ABSTRACT

It is not a commonplace notion in character theory that fictional or fictionalized beings across texts must, in general, amount to the same character. In fact, literary theory long argued the contrary: Any “work of art” could only generate its own fictional entities that might only rhetorically point to other texts through allusion and reference. For popular heroes of contemporary (and earlier) media cultures, however, appearances across texts are more the rule than the exception. Often, their legal authorship is not bound to a single creator, but instead subject to intellectual property rights managed by corporate entities. Even with full legal authority to do so, these connections have to be built through practices of canonicity and continuity management.
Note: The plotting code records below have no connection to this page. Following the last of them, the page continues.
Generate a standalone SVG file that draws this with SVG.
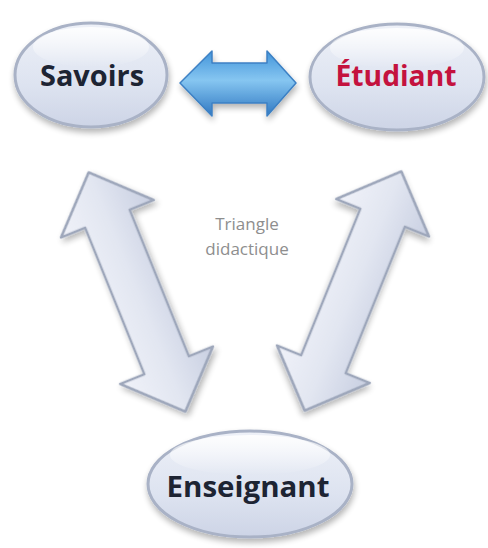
<svg xmlns="http://www.w3.org/2000/svg" width="488" height="548" viewBox="0 0 488 548">
<style>
.lbl{font-family:"Open Sans","Noto Sans","DejaVu Sans",sans-serif;font-weight:700;font-size:29px;text-anchor:middle;fill:#1d2433}
.red{fill:#c4123e}
.note{font-family:"Open Sans","Noto Sans","DejaVu Sans",sans-serif;font-size:17px;text-anchor:middle;fill:#8e8e8e}
.node{fill:url(#gNode);stroke:#a9b2c6;stroke-width:3;filter:url(#shadow)}
.gloss{fill:url(#gGloss)}
.garrow{fill:url(#gGray);stroke:#9ea7bb;stroke-width:2.5;stroke-linejoin:round;filter:url(#shadow)}
.barrow{fill:url(#gBlue);stroke:#3c80c4;stroke-width:1.5;stroke-linejoin:round;filter:url(#shadow)}
</style>
<defs>
<linearGradient id="gNode" x1="0" y1="0" x2="0" y2="1">
<stop offset="0" stop-color="#eef1f8"/>
<stop offset="0.6" stop-color="#dde3f0"/>
<stop offset="1" stop-color="#cdd4e6"/>
</linearGradient>
<linearGradient id="gGloss" x1="0" y1="0" x2="0" y2="1">
<stop offset="0" stop-color="#ffffff" stop-opacity="0.9"/>
<stop offset="1" stop-color="#ffffff" stop-opacity="0"/>
</linearGradient>
<linearGradient id="gGray" x1="0" y1="0" x2="1" y2="0">
<stop offset="0" stop-color="#f0f2f9"/>
<stop offset="0.5" stop-color="#e2e6f1"/>
<stop offset="1" stop-color="#c8cfe1"/>
</linearGradient>
<linearGradient id="gBlue" x1="0" y1="0" x2="0" y2="1">
<stop offset="0" stop-color="#4294da"/>
<stop offset="0.45" stop-color="#86c6f1"/>
<stop offset="1" stop-color="#3078c2"/>
</linearGradient>
<filter id="shadow" x="-20%" y="-20%" width="140%" height="150%">
<feGaussianBlur in="SourceAlpha" stdDeviation="3"/>
<feOffset dx="1" dy="4" result="b"/>
<feComponentTransfer><feFuncA type="linear" slope="0.3"/></feComponentTransfer>
<feMerge><feMergeNode/><feMergeNode in="SourceGraphic"/></feMerge>
</filter>
</defs>
<rect width="488" height="548" fill="#ffffff"/>
<g id="connectors">
<polygon id="arrow-savoirs-etudiant" class="barrow" points="180,83 212,51 212,63 267,63 267,51 296,83 267,116 267,103 212,103 212,116"/>
<polygon id="arrow-savoirs-enseignant" class="garrow" transform="translate(137,292) rotate(-22)" points="0,-129 50,-79 24,-79 24,79 50,79 0,129 -50,79 -24,79 -24,-79 -50,-79"/>
<polygon id="arrow-etudiant-enseignant" class="garrow" transform="translate(353,291) rotate(22)" points="0,-129 50,-79 24,-79 24,79 50,79 0,129 -50,79 -24,79 -24,-79 -50,-79"/>
</g>
<g id="node-savoirs">
<ellipse class="node" cx="91" cy="75" rx="76" ry="52"/>
<ellipse class="gloss" cx="91" cy="47" rx="58" ry="20"/>
<text class="lbl" x="92" y="86" textLength="104" lengthAdjust="spacingAndGlyphs">Savoirs</text>
</g>
<g id="node-etudiant">
<ellipse class="node" cx="397" cy="77" rx="87" ry="53"/>
<ellipse class="gloss" cx="397" cy="48" rx="67" ry="20"/>
<text class="lbl red" x="396" y="86" textLength="121" lengthAdjust="spacingAndGlyphs">Étudiant</text>
</g>
<g id="node-enseignant">
<ellipse class="node" cx="250" cy="484" rx="102" ry="53"/>
<ellipse class="gloss" cx="250" cy="455" rx="80" ry="20"/>
<text class="lbl" x="248" y="497" textLength="163" lengthAdjust="spacingAndGlyphs">Enseignant</text>
</g>
<g id="label-triangle">
<text class="note" x="247" y="230">Triangle</text>
<text class="note" x="247" y="255">didactique</text>
</g>
</svg>
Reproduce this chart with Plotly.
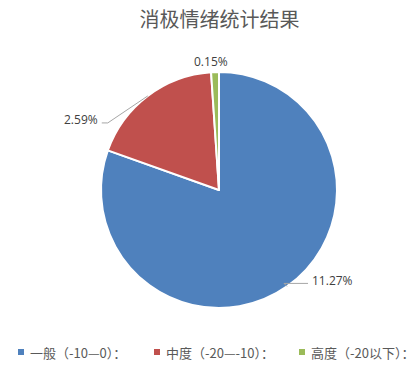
import math
import plotly.graph_objects as go

# ---- data ----
categories = ["一般（-10—0）：", "中度（-20—-10）：", "高度（-20以下）："]
values = [11.27, 2.59, 0.15]
value_labels = ["11.27%", "2.59%", "0.15%"]
colors = ["#4F81BD", "#C0504D", "#9BBB59"]

# ---- layout geometry (pixels) ----
W, H = 418, 369
CX, CY, R = 219, 190, 118
# per-slice label placement: (dx, dy from edge point, anchor, draw leader line)
placements = [
    (23, -3, "left", True),
    (-48, 27, "right", True),
    (-4, -11, "center", False),
]
legend_x = [21, 157, 302]
legend_y = 352

def px(x):
    return x / W

def py(y):
    return 1 - y / H

fig = go.Figure(go.Pie(
    labels=categories,
    values=values,
    sort=False,
    direction="clockwise",
    rotation=0,
    marker=dict(colors=colors, line=dict(color="white", width=2)),
    textinfo="none",
    hoverinfo="label+value",
    domain=dict(x=[px(CX - R), px(CX + R)], y=[py(CY + R), py(CY - R)]),
    showlegend=False,
))

total = sum(values)
cum = 0.0
shapes = []
annotations = []
for v, lab, (dx, dy, anchor, line) in zip(values, value_labels, placements):
    mid = (cum + v / 2) / total * 2 * math.pi
    cum += v
    ex = CX + R * math.sin(mid)
    ey = CY - R * math.cos(mid)
    lx, ly = ex + dx, ey + dy
    if line:
        if anchor == "left":
            elbow = (ex - 3, ly)
            end = (lx - 2, ly)
        else:
            elbow = (lx + 8, ly)
            end = (lx + 2, ly)
        path = "M {} {} L {} {} L {} {}".format(
            px(ex), py(ey), px(elbow[0]), py(elbow[1]), px(end[0]), py(end[1]))
        shapes.append(dict(type="path", xref="paper", yref="paper", path=path,
                           line=dict(color="#A6A6A6", width=1)))
        ty = ly - 3
    else:
        ty = ly
    annotations.append(dict(
        x=px(lx), y=py(ty), xref="paper", yref="paper", text=lab,
        showarrow=False, xanchor=anchor, yanchor="middle",
        font=dict(family="Open Sans, Noto Sans CJK SC", size=12, color="#404040"),
    ))

# manual legend
for cat, col, lxp in zip(categories, colors, legend_x):
    shapes.append(dict(type="rect", xref="paper", yref="paper",
                       x0=px(lxp - 3), x1=px(lxp + 3),
                       y0=py(legend_y + 3), y1=py(legend_y - 3),
                       fillcolor=col, line=dict(width=0)))
    annotations.append(dict(
        x=px(lxp + 7), y=py(legend_y), xref="paper", yref="paper", text=cat,
        showarrow=False, xanchor="left", yanchor="middle",
        font=dict(family="Noto Sans CJK SC", size=13, color="#595959"),
    ))

fig.update_layout(
    width=W, height=H,
    margin=dict(l=0, r=0, t=0, b=0),
    paper_bgcolor="white",
    title=dict(text="消极情绪统计结果", x=0.525, xanchor="center", y=1 - 20 / H,
               yanchor="middle",
               font=dict(family="Noto Sans CJK SC", size=20, color="#595959")),
    showlegend=False,
    shapes=shapes,
    annotations=annotations,
)

fig.write_html("out.html")
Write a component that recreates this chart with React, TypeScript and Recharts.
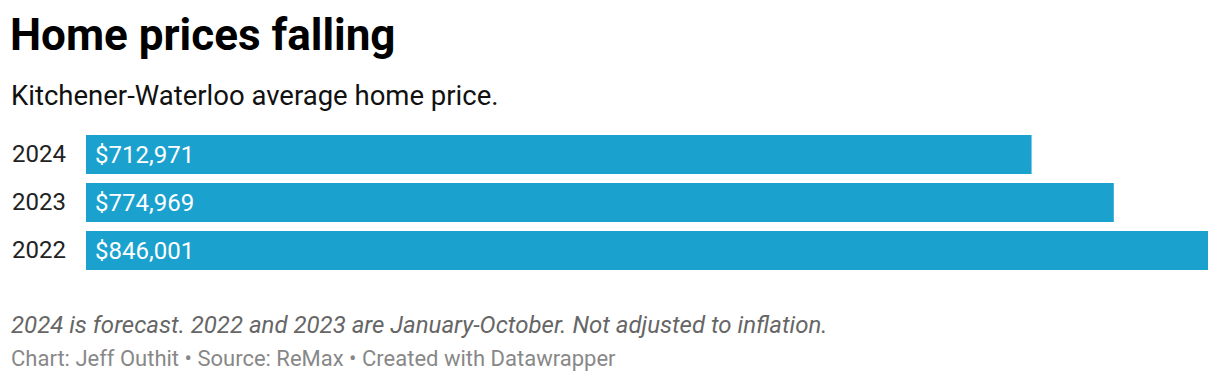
import { BarChart, Bar, XAxis, YAxis, LabelList } from 'recharts';

const years = ['2024', '2023', '2022'];
const prices = [712971, 774969, 846001];

const data = years.map((year, i) => ({ year, price: prices[i] }));

const font = 'Roboto, "Noto Sans", sans-serif';

const YearTick = (props: any) => {
  const { y, payload } = props;
  return (
    <text x={12} y={y} dy={8} fontSize={24} fill="#222" fontFamily={font} textAnchor="start">
      {payload.value}
    </text>
  );
};

const PriceLabel = (props: any) => {
  const { x, y, height, value } = props;
  return (
    <text x={x + 9} y={y + height / 2} dy={8} fontSize={24} fill="#fff" fontFamily={font}>
      {'$' + Number(value).toLocaleString('en-US')}
    </text>
  );
};

export default function App() {
  return (
    <div
      style={{
        position: 'fixed',
        top: 0,
        left: 0,
        width: 1220,
        height: 384,
        background: '#fff',
        fontFamily: font,
      }}
    >
      <div
        style={{
          position: 'absolute',
          left: 10,
          top: 8,
          fontSize: 44,
          fontWeight: 700,
          color: '#000',
          lineHeight: '54px',
        }}
      >
        Home prices falling
      </div>
      <div style={{ position: 'absolute', left: 11, top: 79, fontSize: 27.5, color: '#111', lineHeight: '34px' }}>
        Kitchener-Waterloo average home price.
      </div>
      <div style={{ position: 'absolute', left: 0, top: 130 }}>
        <BarChart
          width={1220}
          height={144}
          data={data}
          layout="vertical"
          margin={{ top: 0, right: 12, bottom: 0, left: 0 }}
          barSize={39}
        >
          <XAxis type="number" hide domain={[0, 846001]} />
          <YAxis
            type="category"
            dataKey="year"
            width={86}
            axisLine={false}
            tickLine={false}
            tick={<YearTick />}
          />
          <Bar dataKey="price" fill="#1aa1ce" isAnimationActive={false}>
            <LabelList dataKey="price" content={<PriceLabel />} />
          </Bar>
        </BarChart>
      </div>
      <div
        style={{
          position: 'absolute',
          left: 11,
          top: 311,
          fontSize: 24,
          fontStyle: 'italic',
          color: '#666',
          lineHeight: '28px',
        }}
      >
        2024 is forecast. 2022 and 2023 are January-October. Not adjusted to inflation.
      </div>
      <div style={{ position: 'absolute', left: 11, top: 346, fontSize: 22, color: '#888', lineHeight: '26px' }}>
        Chart: Jeff Outhit • Source: ReMax • Created with Datawrapper
      </div>
    </div>
  );
}
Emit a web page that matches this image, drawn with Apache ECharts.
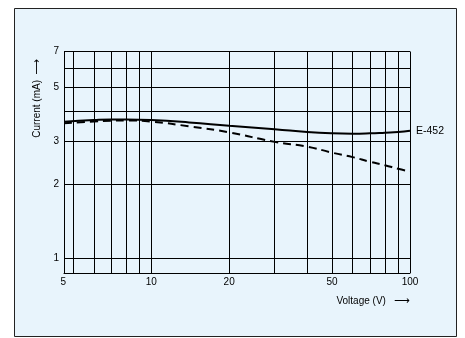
<!DOCTYPE html>
<html>
<head>
<meta charset="utf-8">
<script src="https://cdn.jsdelivr.net/npm/echarts@6/dist/echarts.min.js"></script>
<style>
html,body{margin:0;padding:0;background:#fff;}
#c{width:465px;height:338px;}
</style>
</head>
<body>
<div id="c"></div>
<script>
// Data
const voltage = [4.6, 6, 7, 8, 10, 14, 20, 30, 40, 50, 60, 70, 80, 90, 100];
const currentE452 = [3.61, 3.67, 3.69, 3.69, 3.67, 3.59, 3.48, 3.37, 3.28, 3.24, 3.23, 3.24, 3.26, 3.28, 3.32];
const currentDashed = [3.56, 3.62, 3.65, 3.66, 3.62, 3.46, 3.27, 2.99, 2.86, 2.70, 2.59, 2.48, 2.40, 2.32, 2.26];
const xGridValues = [5, 6, 7, 8, 9, 10, 20, 30, 40, 50, 60, 70, 80, 90, 100];
const xTickLabels = [5, 10, 20, 50, 100];
const yGridValues = [1, 2, 3, 4, 5, 6, 7];
const yTickLabels = [1, 2, 3, 5, 7];
const seriesName = 'E-452';

const pair = (xs, ys) => xs.map((x, i) => [x, ys[i]]);

const chart = echarts.init(document.getElementById('c'), null, {renderer: 'canvas'});
const font = 'Liberation Sans, Arial, sans-serif';
const arrowStyle = {fontFamily: 'DejaVu Sans', fontSize: 11, color: '#000'};
chart.setOption({
  animation: false,
  backgroundColor: '#fff',
  graphic: [{
    type: 'rect', z: -10, silent: true,
    shape: {x: 14.5, y: 8.5, width: 442, height: 328},
    style: {fill: '#e8f4fc', stroke: '#222', lineWidth: 1}
  }],
  grid: {left: 64, right: 55, top: 51.5, bottom: 65, show: false},
  xAxis: {
    type: 'log', logBase: 10, min: 4.6, max: 100,
    axisLine: {show: true, onZero: false, lineStyle: {color: '#000', width: 1}},
    axisTick: {show: false, customValues: xGridValues},
    splitLine: {show: true, lineStyle: {color: '#000', width: 1}},
    axisLabel: {
      customValues: xTickLabels, color: '#000', fontSize: 10, fontFamily: font, margin: 4,
      formatter: v => (v === xTickLabels[0] ? '{first|' + v + '}' : String(v)),
      rich: {first: {color: '#000', fontSize: 10, fontFamily: font, padding: [0, 20, 0, 0]}}
    },
    name: 'Voltage (V)   {arr|\u27F6}',
    nameLocation: 'end', nameGap: 0,
    nameTextStyle: {color: '#000', fontSize: 10, fontFamily: font, align: 'right', verticalAlign: 'top', padding: [23, 0, 0, 0], rich: {arr: arrowStyle}}
  },
  yAxis: {
    type: 'log', logBase: 10, min: 0.87, max: 7,
    axisLine: {show: true, onZero: false, lineStyle: {color: '#000', width: 1}},
    axisTick: {show: false, customValues: yGridValues},
    splitLine: {show: true, lineStyle: {color: '#000', width: 1}},
    axisLabel: {customValues: yTickLabels, color: '#000', fontSize: 10, fontFamily: font, margin: 5},
    name: 'Current (mA)  {arr|\u27F6}',
    nameLocation: 'middle', nameGap: 21, nameRotate: 90,
    nameTextStyle: {color: '#000', fontSize: 10, fontFamily: font, padding: [0, 0, 0, 128], rich: {arr: arrowStyle}}
  },
  series: [
    {
      name: seriesName, type: 'line', smooth: true, symbol: 'none',
      data: pair(voltage, currentE452),
      lineStyle: {color: '#000', width: 2},
      endLabel: {show: true, formatter: seriesName, color: '#000', fontSize: 10.5, fontFamily: font, distance: 6}
    },
    {
      name: 'dashed', type: 'line', smooth: true, symbol: 'none',
      data: pair(voltage, currentDashed),
      lineStyle: {color: '#000', width: 2, type: [8, 5]}
    }
  ]
});
</script>
</body>
</html>
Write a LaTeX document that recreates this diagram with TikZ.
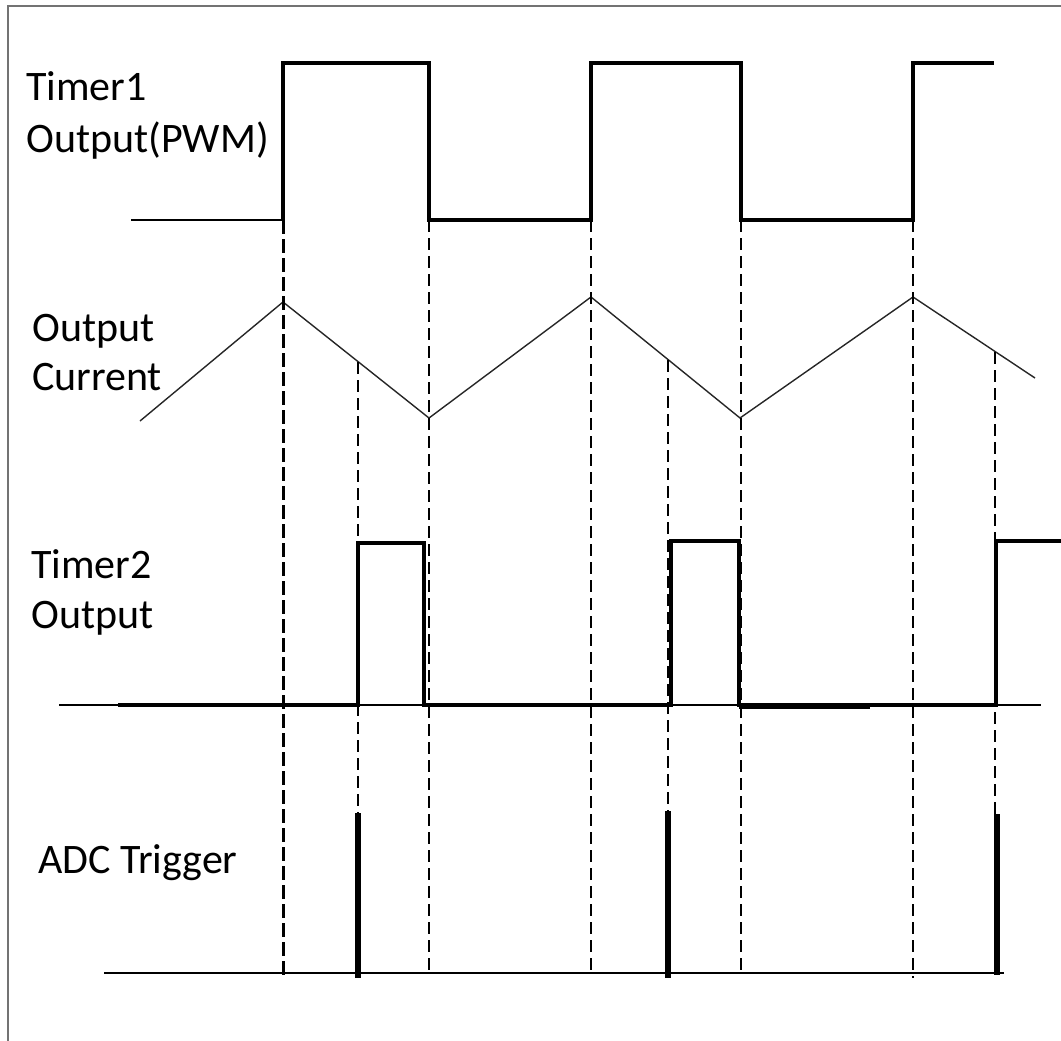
\documentclass[tikz,border=0pt]{standalone}
\usepackage{fontspec}
\setmainfont{Carlito}
\tikzset{
    sig/.style={line width=4.6pt},
    base/.style={line width=1.6pt},
    guide/.style={line width=1.6pt, dash pattern=on 12pt off 6pt},
    lbl/.style={anchor=base west, inner sep=0pt, font=\fontsize{42}{50}\selectfont}
}
\begin{document}
\begin{tikzpicture}[x=1pt,y=-1pt]
        \useasboundingbox (0,0) rectangle (1061,1041);
        \draw [line width=2.4pt, black!55] (8,1041) -- (8,6) -- (1061,6);
        % labels
        \node [lbl] (timA) at (26,100) {Timer1};
        \node [lbl] (timB) at (26,152) {Output(PWM)};
        \node [lbl] (curA) at (32,341) {Output};
        \node [lbl] (curB) at (32,390) {Current};
        \node [lbl] (tmrA) at (31,578) {Timer2};
        \node [lbl] (tmrB) at (31,628) {Output};
        \node [lbl] (adc) at (38,873) {ADC Trigger};
        % timer1 (pwm)
        \draw [base] (131,220) -- (283,220);
        \draw [sig] (283,220) -- (283,63) -- (429,63) -- (429,220) -- (591,220) -- (591,63)
                -- (741,63) -- (741,220) -- (913,220) -- (913,63) -- (994,63);
        % output current
        \draw [line width=1.4pt, black!85] (140,421) -- (283,302) -- (429,418) -- (591,297)
                -- (740,418) -- (913,297) -- (1035,378);
        % timer2
        \draw [base] (59,705) -- (1041,705);
        \draw [sig] (118,705) -- (358,705) -- (358,543) -- (424,543) -- (424,705) -- (671,705)
                -- (671,541) -- (739,541) -- (739,705) -- (996,705) -- (996,541) -- (1061,541);
        \draw [line width=6.5pt] (739,706) -- (870,706);
        % adc trigger
        \draw [base] (104,973) -- (1004,973);
        \draw [line width=5.5pt] (358,813) -- (358,978);
        \draw [line width=5.5pt] (668,811) -- (668,978);
        \draw [line width=5.5pt] (997,814) -- (997,975);
        % guides
        \draw [guide, line width=3pt, dash pattern=on 14pt off 5pt] (283,220) -- (283,978);
        \draw [guide] (358,362) -- (358,813);
        \draw [guide] (429,220) -- (429,975);
        \draw [guide] (591,220) -- (591,975);
        \draw [guide] (668,360) -- (668,811);
        \draw [guide] (741,220) -- (741,975);
        \draw [guide] (913,220) -- (913,978);
        \draw [guide] (995,352) -- (995,814);
\end{tikzpicture}
\end{document}
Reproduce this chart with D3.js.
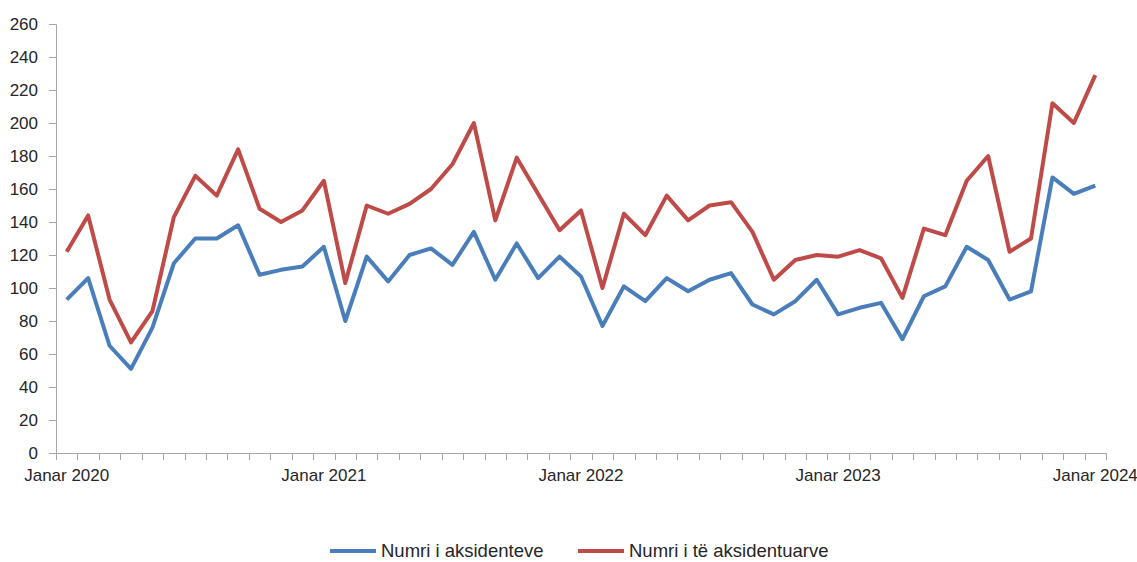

This chapter introduces analytical terms for the various relations that can be posited between two texts featuring the “same” character to form a transmedia, and often transfictional character network of identity vs. difference. Often, this is achieved through a re-naturalization and re-narrativization of character multiplicity through some sort of “multiverse” (with internal asymmetrical hierarchies) in which distinct “network nodes” or “character versions” can meet and interact with each other. What is more, complex negotiations of authorship are necessary or even unavoidable in order to legitimize a new addition as belonging to a given network node. Character networks do not necessarily possess clear-cut boundaries, however, so that overarching transmedia character types can be identified. The chapter also discusses the concept of a transmedia character template, understood as the continuously negotiated set of “essential” traits that any given character (network) across all transfictional appearances is expected to maintain.